Martyn Waghorn wasted Derby's first shot on target by scuffing straight at Seagulls goalkeeper David Button in first-half added time, before the home side doubled their advantage moments later.
Bissouma, a £15million summer signing from Lille, worked space on the edge of the box and, after his fine curling effort came back off the inside of the left-hand post, Locadia was alert to tap home.
Rams boss Frank Lampard had plenty to ponder at the break and responded with a double substitution, bringing on 38-year-old former team-mate Cole and Jack Marriott.
The visitors almost produced an immediate response when a powerful, goal-bound drive from Liverpool loanee Wilson was bravely blocked by the head of Shane Duffy.
Derby, who have not reached the last eight of the competition since they were managed by Jim Smith 20 years ago, twice came from two goals down to knock out Premier League Southampton after a third-round replay.

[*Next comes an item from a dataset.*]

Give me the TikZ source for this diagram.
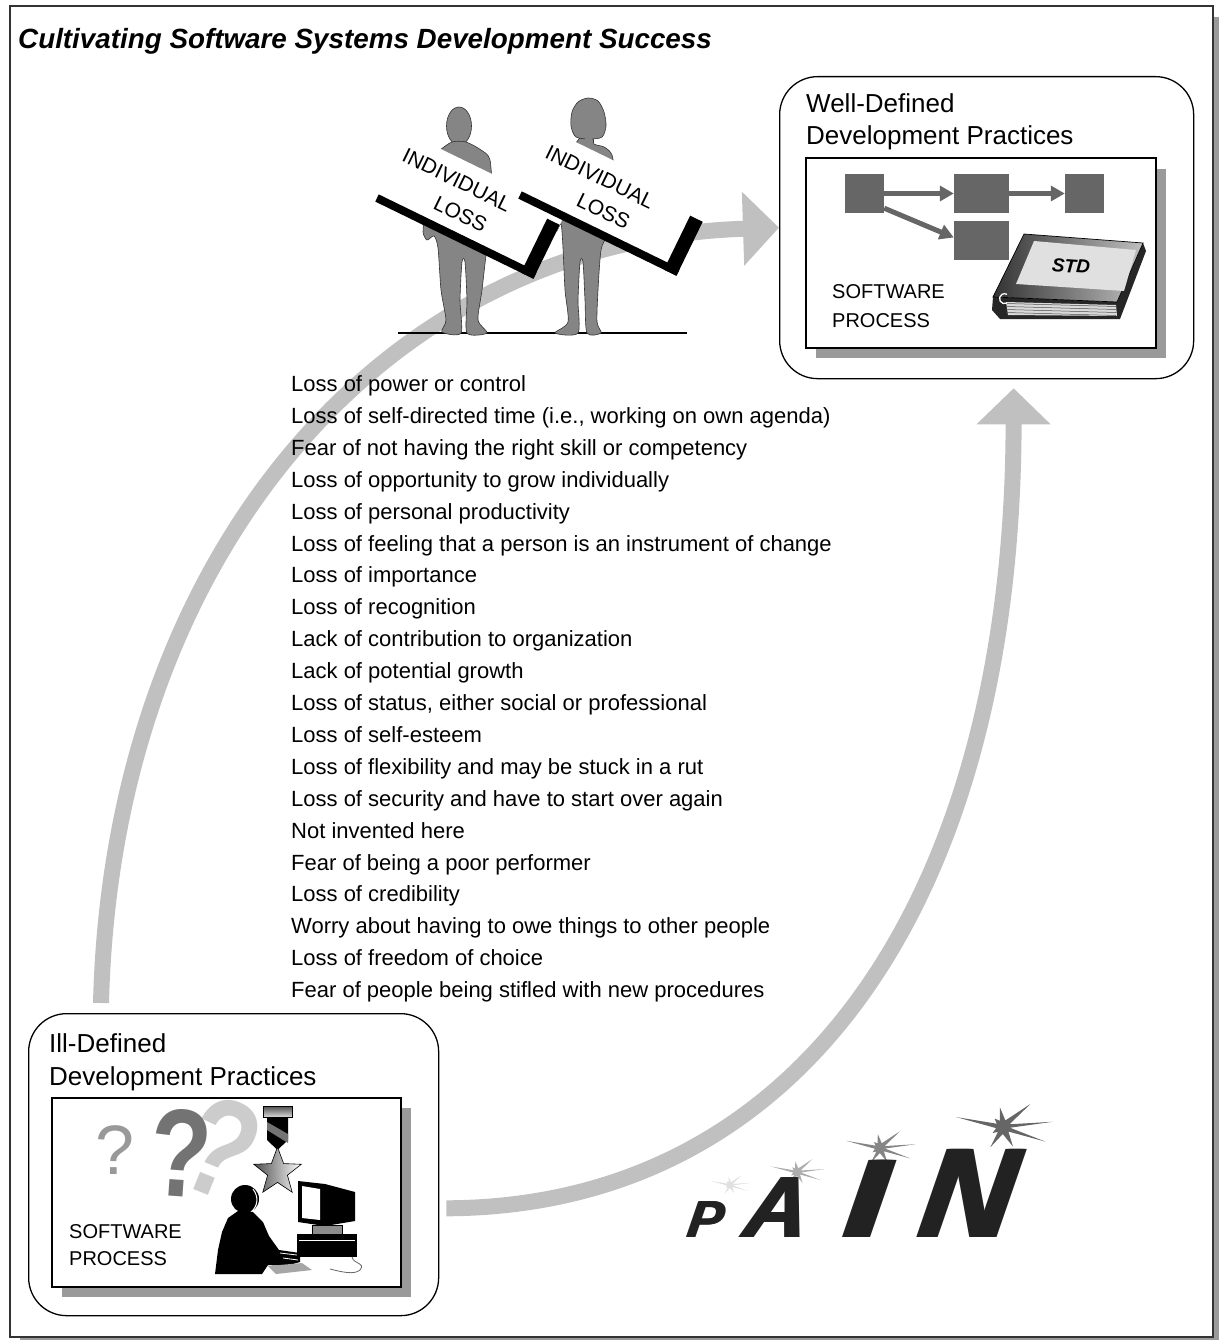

After Roos produced fine stops from both Knockaert and Bernardo to keep them in the tie, Cole set up a tense final period by halving the deficit.
The Rams appealed in vain for a penalty when Florian Jozefzoon went down under a challenge from Bernardo, before Dan Burn’s poor clearance went straight to ex-LA Galaxy defender Cole for him to head in his first goal in English football since September 2012.
Derby were given four additional minutes to force extra-time but, despite sending keeper Roos up for a late set-piece, were unable to equalise.